#### [TASK GOAL]
Look through the material below. Copy every line with the string "code" in it.
>> START DATASET ENTRIES
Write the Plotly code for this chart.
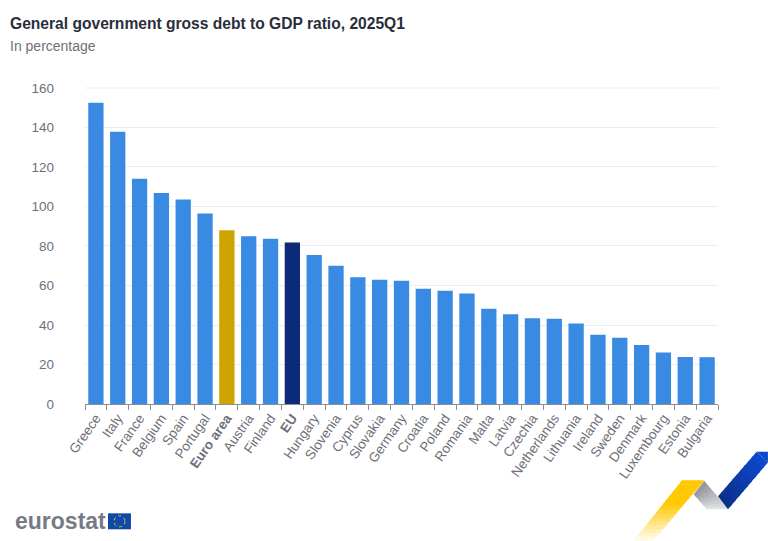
>> END DATASET ENTRIES
>> START DATASET ENTRIES
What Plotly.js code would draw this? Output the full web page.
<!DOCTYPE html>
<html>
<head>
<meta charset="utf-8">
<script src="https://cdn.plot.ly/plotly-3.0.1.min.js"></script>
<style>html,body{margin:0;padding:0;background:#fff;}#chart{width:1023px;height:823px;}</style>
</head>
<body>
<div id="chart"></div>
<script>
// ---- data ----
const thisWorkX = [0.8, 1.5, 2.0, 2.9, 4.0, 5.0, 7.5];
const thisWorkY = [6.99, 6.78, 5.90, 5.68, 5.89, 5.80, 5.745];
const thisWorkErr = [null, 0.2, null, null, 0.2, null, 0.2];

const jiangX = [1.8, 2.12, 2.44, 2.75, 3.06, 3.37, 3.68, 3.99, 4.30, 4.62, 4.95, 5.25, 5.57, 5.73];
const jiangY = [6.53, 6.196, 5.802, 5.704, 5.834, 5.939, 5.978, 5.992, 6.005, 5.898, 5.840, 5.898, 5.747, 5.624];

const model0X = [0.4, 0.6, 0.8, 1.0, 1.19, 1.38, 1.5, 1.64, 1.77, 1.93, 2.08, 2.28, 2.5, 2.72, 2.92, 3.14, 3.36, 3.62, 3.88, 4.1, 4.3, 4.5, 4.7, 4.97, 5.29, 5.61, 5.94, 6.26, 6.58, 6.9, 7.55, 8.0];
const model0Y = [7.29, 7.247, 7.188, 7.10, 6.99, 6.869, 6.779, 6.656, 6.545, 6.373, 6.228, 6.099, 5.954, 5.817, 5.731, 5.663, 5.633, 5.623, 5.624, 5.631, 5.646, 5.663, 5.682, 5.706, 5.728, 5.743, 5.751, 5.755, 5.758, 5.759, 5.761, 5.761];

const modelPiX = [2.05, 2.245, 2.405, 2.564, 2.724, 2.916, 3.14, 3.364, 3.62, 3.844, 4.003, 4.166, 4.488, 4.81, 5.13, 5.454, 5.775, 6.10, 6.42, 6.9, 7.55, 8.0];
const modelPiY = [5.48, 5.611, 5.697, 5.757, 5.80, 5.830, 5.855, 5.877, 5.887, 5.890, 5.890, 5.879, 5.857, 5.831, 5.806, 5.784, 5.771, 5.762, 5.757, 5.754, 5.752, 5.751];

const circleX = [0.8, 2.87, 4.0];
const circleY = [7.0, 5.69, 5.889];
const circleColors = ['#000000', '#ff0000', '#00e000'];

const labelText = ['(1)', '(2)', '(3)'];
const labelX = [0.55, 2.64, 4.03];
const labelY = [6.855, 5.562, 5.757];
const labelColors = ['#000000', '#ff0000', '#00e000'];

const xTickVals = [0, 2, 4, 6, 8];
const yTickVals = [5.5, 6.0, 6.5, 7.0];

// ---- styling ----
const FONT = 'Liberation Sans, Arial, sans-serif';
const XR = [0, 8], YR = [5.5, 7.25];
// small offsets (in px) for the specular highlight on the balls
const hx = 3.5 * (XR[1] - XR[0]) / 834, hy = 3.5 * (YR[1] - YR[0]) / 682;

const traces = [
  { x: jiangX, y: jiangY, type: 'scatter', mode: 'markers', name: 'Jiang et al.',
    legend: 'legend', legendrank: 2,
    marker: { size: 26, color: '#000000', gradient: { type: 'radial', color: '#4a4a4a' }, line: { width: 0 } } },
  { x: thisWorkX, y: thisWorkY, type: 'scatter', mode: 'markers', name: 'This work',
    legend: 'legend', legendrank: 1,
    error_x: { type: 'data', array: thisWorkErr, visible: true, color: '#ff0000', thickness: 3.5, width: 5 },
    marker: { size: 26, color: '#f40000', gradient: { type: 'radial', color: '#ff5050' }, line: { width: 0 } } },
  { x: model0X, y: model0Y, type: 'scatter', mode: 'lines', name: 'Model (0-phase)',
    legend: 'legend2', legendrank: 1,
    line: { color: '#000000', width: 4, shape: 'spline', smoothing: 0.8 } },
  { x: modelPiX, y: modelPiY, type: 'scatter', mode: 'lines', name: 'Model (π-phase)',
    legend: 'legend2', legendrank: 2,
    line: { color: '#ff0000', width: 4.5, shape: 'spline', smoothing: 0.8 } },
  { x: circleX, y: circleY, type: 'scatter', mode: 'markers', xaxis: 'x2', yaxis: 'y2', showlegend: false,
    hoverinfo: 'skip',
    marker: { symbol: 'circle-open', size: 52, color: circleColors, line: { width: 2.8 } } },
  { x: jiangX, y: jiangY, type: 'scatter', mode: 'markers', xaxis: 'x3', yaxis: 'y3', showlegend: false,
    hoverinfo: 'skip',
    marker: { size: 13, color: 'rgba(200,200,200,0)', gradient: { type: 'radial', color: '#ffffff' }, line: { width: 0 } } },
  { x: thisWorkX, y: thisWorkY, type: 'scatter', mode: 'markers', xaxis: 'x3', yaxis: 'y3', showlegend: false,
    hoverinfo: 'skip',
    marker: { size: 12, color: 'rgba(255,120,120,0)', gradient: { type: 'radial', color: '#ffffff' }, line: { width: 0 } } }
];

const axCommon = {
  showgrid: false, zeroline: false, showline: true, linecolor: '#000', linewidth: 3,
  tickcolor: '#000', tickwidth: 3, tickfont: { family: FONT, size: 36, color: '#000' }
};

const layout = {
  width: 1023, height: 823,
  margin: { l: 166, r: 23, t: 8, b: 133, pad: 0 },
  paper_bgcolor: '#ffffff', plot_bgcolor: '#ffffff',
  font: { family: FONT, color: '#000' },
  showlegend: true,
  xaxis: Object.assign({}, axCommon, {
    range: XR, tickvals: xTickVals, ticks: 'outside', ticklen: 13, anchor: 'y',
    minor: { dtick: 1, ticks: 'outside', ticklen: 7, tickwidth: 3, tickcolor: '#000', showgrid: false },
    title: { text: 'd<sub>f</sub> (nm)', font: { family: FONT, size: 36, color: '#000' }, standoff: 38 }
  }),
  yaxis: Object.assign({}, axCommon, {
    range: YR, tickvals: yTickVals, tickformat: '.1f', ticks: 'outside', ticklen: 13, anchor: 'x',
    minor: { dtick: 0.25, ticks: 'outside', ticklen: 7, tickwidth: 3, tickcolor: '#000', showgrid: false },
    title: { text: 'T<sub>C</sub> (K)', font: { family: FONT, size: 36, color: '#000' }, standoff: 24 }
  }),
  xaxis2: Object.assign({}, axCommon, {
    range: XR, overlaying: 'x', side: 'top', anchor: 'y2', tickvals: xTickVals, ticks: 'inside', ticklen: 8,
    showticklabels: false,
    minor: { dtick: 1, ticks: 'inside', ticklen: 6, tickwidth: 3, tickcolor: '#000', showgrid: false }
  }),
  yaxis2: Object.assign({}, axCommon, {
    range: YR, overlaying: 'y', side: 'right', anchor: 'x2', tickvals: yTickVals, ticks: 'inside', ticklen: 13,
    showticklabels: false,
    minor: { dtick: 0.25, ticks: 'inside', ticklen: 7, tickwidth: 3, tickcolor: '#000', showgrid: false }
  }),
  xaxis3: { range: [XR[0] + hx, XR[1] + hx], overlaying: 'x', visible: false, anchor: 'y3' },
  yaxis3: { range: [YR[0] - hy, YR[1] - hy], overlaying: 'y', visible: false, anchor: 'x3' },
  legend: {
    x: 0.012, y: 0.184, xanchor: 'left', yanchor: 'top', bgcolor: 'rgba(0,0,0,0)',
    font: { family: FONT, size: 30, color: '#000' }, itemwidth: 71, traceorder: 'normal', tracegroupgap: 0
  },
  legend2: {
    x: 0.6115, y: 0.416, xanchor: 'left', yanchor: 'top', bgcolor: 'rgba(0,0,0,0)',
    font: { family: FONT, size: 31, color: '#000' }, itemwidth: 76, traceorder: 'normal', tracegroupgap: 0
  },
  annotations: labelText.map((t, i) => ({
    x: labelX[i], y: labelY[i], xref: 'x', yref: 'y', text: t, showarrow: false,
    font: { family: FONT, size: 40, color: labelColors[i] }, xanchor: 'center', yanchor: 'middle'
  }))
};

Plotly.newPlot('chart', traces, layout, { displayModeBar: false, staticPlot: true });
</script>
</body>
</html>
>> END DATASET ENTRIES
>> START DATASET ENTRIES
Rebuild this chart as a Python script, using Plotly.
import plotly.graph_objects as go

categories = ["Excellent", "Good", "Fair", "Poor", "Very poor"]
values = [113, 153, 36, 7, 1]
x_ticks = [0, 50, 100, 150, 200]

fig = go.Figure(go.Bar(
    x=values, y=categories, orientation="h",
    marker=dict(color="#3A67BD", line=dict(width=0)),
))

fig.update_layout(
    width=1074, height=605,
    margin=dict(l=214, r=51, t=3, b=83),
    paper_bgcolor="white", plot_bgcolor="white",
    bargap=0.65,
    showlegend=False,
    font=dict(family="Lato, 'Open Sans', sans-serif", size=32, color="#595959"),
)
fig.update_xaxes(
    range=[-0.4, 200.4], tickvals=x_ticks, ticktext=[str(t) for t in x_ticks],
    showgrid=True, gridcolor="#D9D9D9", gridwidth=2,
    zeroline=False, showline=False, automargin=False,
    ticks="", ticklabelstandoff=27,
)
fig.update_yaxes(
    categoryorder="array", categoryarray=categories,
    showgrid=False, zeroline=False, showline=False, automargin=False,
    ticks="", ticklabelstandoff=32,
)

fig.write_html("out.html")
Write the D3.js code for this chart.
>> END DATASET ENTRIES
#### [EXERCISE ANSWER]
Write the Plotly code for this chart.
What Plotly.js code would draw this? Output the full web page.
Write the D3.js code for this chart.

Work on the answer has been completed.